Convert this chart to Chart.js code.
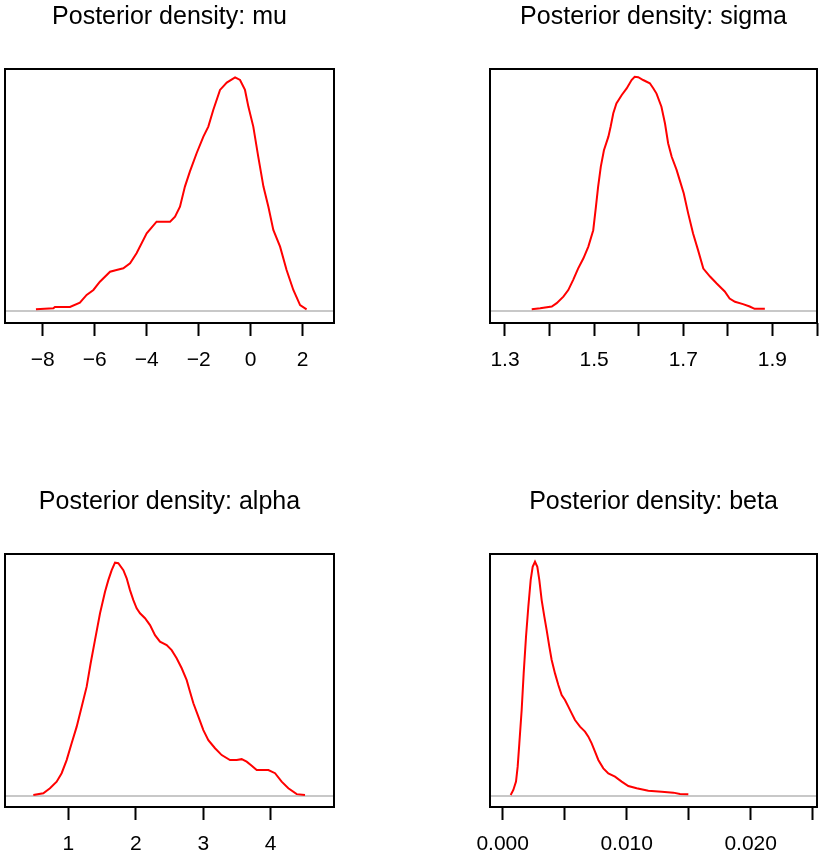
<!DOCTYPE html>
<html>
<head>
<meta charset="utf-8">
<script src="https://cdn.jsdelivr.net/npm/chart.js@4.4.1/dist/chart.umd.min.js"></script>
<style>
  body { margin: 0; background: #fff; }
  #wrap { position: relative; width: 819px; height: 859px; overflow: hidden; background: #fff; }
  canvas { position: absolute; }
</style>
</head>
<body>
<div id="wrap">
  <canvas id="muChart" width="410" height="430" style="left:0px;top:0px"></canvas>
  <canvas id="sigmaChart" width="409" height="430" style="left:410px;top:0px"></canvas>
  <canvas id="alphaChart" width="410" height="374" style="left:0px;top:485px"></canvas>
  <canvas id="betaChart" width="409" height="374" style="left:410px;top:485px"></canvas>
</div>
<script>
// posterior density curves (x = parameter, y = density)
var muX = [-8.26, -7.59, -7.53, -6.95, -6.57, -6.31, -6.05, -5.80, -5.41, -5.16, -4.90, -4.64, -4.39, -4.00,
  -3.62, -3.10, -2.91, -2.72, -2.53, -2.34, -2.08, -1.82, -1.63, -1.44, -1.18, -0.92, -0.60, -0.41, -0.22,
  -0.09, 0.10, 0.29, 0.49, 0.68, 0.87, 1.13, 1.38, 1.64, 1.90, 2.15];
var muY = [0.0016, 0.0025, 0.0038, 0.0038, 0.0078, 0.0151, 0.0198, 0.0276, 0.0370, 0.0386, 0.0402, 0.0449,
  0.0543, 0.0731, 0.0841, 0.0841, 0.0888, 0.0982, 0.1171, 0.1312, 0.1485, 0.1641, 0.1736, 0.1892, 0.2081,
  0.2150, 0.2200, 0.2175, 0.2081, 0.1924, 0.1736, 0.1453, 0.1171, 0.0982, 0.0763, 0.0606, 0.0386, 0.0198,
  0.0056, 0.0016];

var sigmaX = [1.360, 1.379, 1.405, 1.416, 1.431, 1.442, 1.453, 1.464, 1.476, 1.487, 1.498, 1.504, 1.509,
  1.515, 1.522, 1.532, 1.537, 1.543, 1.550, 1.562, 1.573, 1.584, 1.591, 1.599, 1.610, 1.625, 1.633, 1.640,
  1.651, 1.659, 1.666, 1.674, 1.685, 1.692, 1.701, 1.711, 1.722, 1.733, 1.745, 1.760, 1.775, 1.793, 1.804,
  1.816, 1.834, 1.849, 1.860, 1.883];
var sigmaY = [0.03, 0.05, 0.09, 0.16, 0.30, 0.44, 0.66, 0.90, 1.12, 1.37, 1.72, 2.22, 2.65, 3.08, 3.43, 3.72,
  3.93, 4.22, 4.43, 4.61, 4.75, 4.93, 5.00, 4.99, 4.93, 4.86, 4.75, 4.64, 4.36, 4.00, 3.58, 3.29, 3.01, 2.79,
  2.51, 2.08, 1.65, 1.30, 0.90, 0.73, 0.58, 0.41, 0.26, 0.19, 0.14, 0.09, 0.04, 0.04];

var alphaX = [0.481, 0.629, 0.728, 0.827, 0.901, 0.975, 1.049, 1.124, 1.198, 1.272, 1.331, 1.395, 1.470,
  1.544, 1.593, 1.643, 1.692, 1.741, 1.816, 1.865, 1.914, 1.964, 2.013, 2.063, 2.137, 2.211, 2.285, 2.359,
  2.458, 2.532, 2.606, 2.681, 2.755, 2.804, 2.854, 2.928, 3.002, 3.076, 3.175, 3.274, 3.397, 3.496, 3.570,
  3.644, 3.719, 3.793, 3.891, 3.966, 4.065, 4.163, 4.262, 4.386, 4.509];
var alphaY = [0.003, 0.009, 0.025, 0.046, 0.073, 0.115, 0.169, 0.222, 0.286, 0.350, 0.425, 0.499, 0.585,
  0.654, 0.691, 0.723, 0.747, 0.745, 0.723, 0.697, 0.659, 0.627, 0.601, 0.585, 0.569, 0.547, 0.515, 0.494,
  0.483, 0.467, 0.441, 0.409, 0.371, 0.334, 0.297, 0.254, 0.211, 0.179, 0.153, 0.131, 0.115, 0.115, 0.118,
  0.110, 0.097, 0.083, 0.083, 0.083, 0.073, 0.046, 0.025, 0.006, 0.003];

var betaX = [0.000645, 0.00086, 0.001075, 0.00121, 0.001344, 0.001532, 0.001694, 0.001882, 0.002069,
  0.002258, 0.002419, 0.002607, 0.002795, 0.002957, 0.003145, 0.00336, 0.003548, 0.003763, 0.003952,
  0.00422, 0.004489, 0.004758, 0.005027, 0.005296, 0.005565, 0.005833, 0.006236, 0.00664, 0.006909,
  0.007177, 0.007446, 0.007715, 0.008118, 0.008521, 0.009059, 0.009597, 0.010134, 0.010806, 0.011747,
  0.012823, 0.013763, 0.014301, 0.014973];
var betaY = [1.3, 7.7, 18.4, 37.6, 67.4, 110.1, 157.0, 204.0, 242.4, 276.5, 293.6, 300.0, 293.6, 276.5,
  250.9, 229.6, 212.5, 191.2, 174.1, 157.0, 142.1, 129.3, 122.9, 114.4, 105.8, 97.3, 88.8, 82.4, 76.0,
  67.4, 56.8, 46.1, 35.4, 29.0, 24.8, 18.4, 12.8, 9.8, 6.8, 5.5, 4.3, 2.6, 2.1];

// axis ticks and their labels (blank = tick without label, as R drops crowded ones)
var muTicks = [-8, -6, -4, -2, 0, 2];
var muTickLabels = ['\u22128', '\u22126', '\u22124', '\u22122', '0', '2'];
var sigmaTicks = [1.3, 1.4, 1.5, 1.6, 1.7, 1.8, 1.9, 2.0];
var sigmaTickLabels = ['1.3', '', '1.5', '', '1.7', '', '1.9', ''];
var alphaTicks = [1, 2, 3, 4];
var alphaTickLabels = ['1', '2', '3', '4'];
var betaTicks = [0, 0.005, 0.010, 0.015, 0.020, 0.025];
var betaTickLabels = ['0.000', '', '0.010', '', '0.020', ''];

var FONT = "'Liberation Sans', Arial, Helvetica, sans-serif";

// draws the black frame round the plot region
var boxPlugin = {
  id: 'box',
  afterDraw: function(chart) {
    var a = chart.chartArea;
    var ctx = chart.ctx;
    ctx.save();
    ctx.strokeStyle = '#000';
    ctx.lineWidth = 2;
    ctx.strokeRect(a.left, a.top, a.right - a.left, a.bottom - a.top);
    ctx.restore();
  }
};

function pairs(xs, ys) {
  var out = [];
  for (var i = 0; i < xs.length; i++) out.push({ x: xs[i], y: ys[i] });
  return out;
}

function makeChart(id, title, xs, ys, ticks, tickLabels, xMin, xMax, yMin, yMax, pad, axisHeight) {
  var ctx = document.getElementById(id).getContext('2d');
  return new Chart(ctx, {
    type: 'line',
    data: {
      datasets: [{
        data: pairs(xs, ys),
        borderColor: '#ff0000',
        borderWidth: 2,
        pointRadius: 0,
        fill: false,
        tension: 0
      }]
    },
    options: {
      responsive: false,
      animation: false,
      layout: { padding: { left: pad[0], right: pad[1], top: 0, bottom: 0 } },
      plugins: {
        legend: { display: false },
        tooltip: { enabled: false },
        title: {
          display: true,
          text: title,
          color: '#000',
          font: { family: FONT, size: 25, weight: 'normal', lineHeight: 1.2 },
          padding: { top: 2, bottom: 37 }
        }
      },
      scales: {
        x: {
          type: 'linear',
          min: xMin,
          max: xMax,
          afterBuildTicks: function(scale) {
            scale.ticks = ticks.map(function(v) { return { value: v }; });
          },
          afterFit: function(scale) {
            // keep the plot box where the layout padding puts it
            scale.height = axisHeight;
            scale.paddingLeft = 0;
            scale.paddingRight = 0;
          },
          border: { display: false },
          grid: {
            drawOnChartArea: false,
            drawTicks: true,
            tickLength: 13,
            tickWidth: 2,
            tickColor: '#000'
          },
          ticks: {
            autoSkip: false,
            maxRotation: 0,
            padding: 12,
            color: '#000',
            font: { family: FONT, size: 21 },
            callback: function(value, index) { return tickLabels[index]; }
          }
        },
        y: {
          type: 'linear',
          min: yMin,
          max: yMax,
          afterBuildTicks: function(scale) { scale.ticks = [{ value: 0 }]; },
          afterFit: function(scale) { scale.width = 0; },
          border: { display: false },
          grid: { color: '#c8c8c8', lineWidth: 2, drawTicks: false },
          ticks: { display: false }
        }
      }
    },
    plugins: [boxPlugin]
  });
}

makeChart('muChart', 'Posterior density: mu', muX, muY, muTicks, muTickLabels,
  -9.45, 3.204, -0.0113, 0.2278, [5, 76], 107);
makeChart('sigmaChart', 'Posterior density: sigma', sigmaX, sigmaY, sigmaTicks, sigmaTickLabels,
  1.2664, 2.0, -0.263, 5.165, [80, 2], 107);
makeChart('alphaChart', 'Posterior density: alpha', alphaX, alphaY, alphaTicks, alphaTickLabels,
  0.061, 4.939, -0.0352, 0.7747, [5, 76], 52);
makeChart('betaChart', 'Posterior density: beta', betaX, betaY, betaTicks, betaTickLabels,
  -0.001022, 0.02535, -14.1, 309.9, [80, 2], 52);
</script>
</body>
</html>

WORK TO BE COMPLETED:
Exactly reproduce the run of lines from the start of the listing through the line with "0.0056, 0.0016];", inclusive; pictures are not copied.

EXERCISE SOLUTION:
Convert this chart to Chart.js code.
<!DOCTYPE html>
<html>
<head>
<meta charset="utf-8">
<script src="https://cdn.jsdelivr.net/npm/chart.js@4.4.1/dist/chart.umd.min.js"></script>
<style>
  body { margin: 0; background: #fff; }
  #wrap { position: relative; width: 819px; height: 859px; overflow: hidden; background: #fff; }
  canvas { position: absolute; }
</style>
</head>
<body>
<div id="wrap">
  <canvas id="muChart" width="410" height="430" style="left:0px;top:0px"></canvas>
  <canvas id="sigmaChart" width="409" height="430" style="left:410px;top:0px"></canvas>
  <canvas id="alphaChart" width="410" height="374" style="left:0px;top:485px"></canvas>
  <canvas id="betaChart" width="409" height="374" style="left:410px;top:485px"></canvas>
</div>
<script>
// posterior density curves (x = parameter, y = density)
var muX = [-8.26, -7.59, -7.53, -6.95, -6.57, -6.31, -6.05, -5.80, -5.41, -5.16, -4.90, -4.64, -4.39, -4.00,
  -3.62, -3.10, -2.91, -2.72, -2.53, -2.34, -2.08, -1.82, -1.63, -1.44, -1.18, -0.92, -0.60, -0.41, -0.22,
  -0.09, 0.10, 0.29, 0.49, 0.68, 0.87, 1.13, 1.38, 1.64, 1.90, 2.15];
var muY = [0.0016, 0.0025, 0.0038, 0.0038, 0.0078, 0.0151, 0.0198, 0.0276, 0.0370, 0.0386, 0.0402, 0.0449,
  0.0543, 0.0731, 0.0841, 0.0841, 0.0888, 0.0982, 0.1171, 0.1312, 0.1485, 0.1641, 0.1736, 0.1892, 0.2081,
  0.2150, 0.2200, 0.2175, 0.2081, 0.1924, 0.1736, 0.1453, 0.1171, 0.0982, 0.0763, 0.0606, 0.0386, 0.0198,
  0.0056, 0.0016];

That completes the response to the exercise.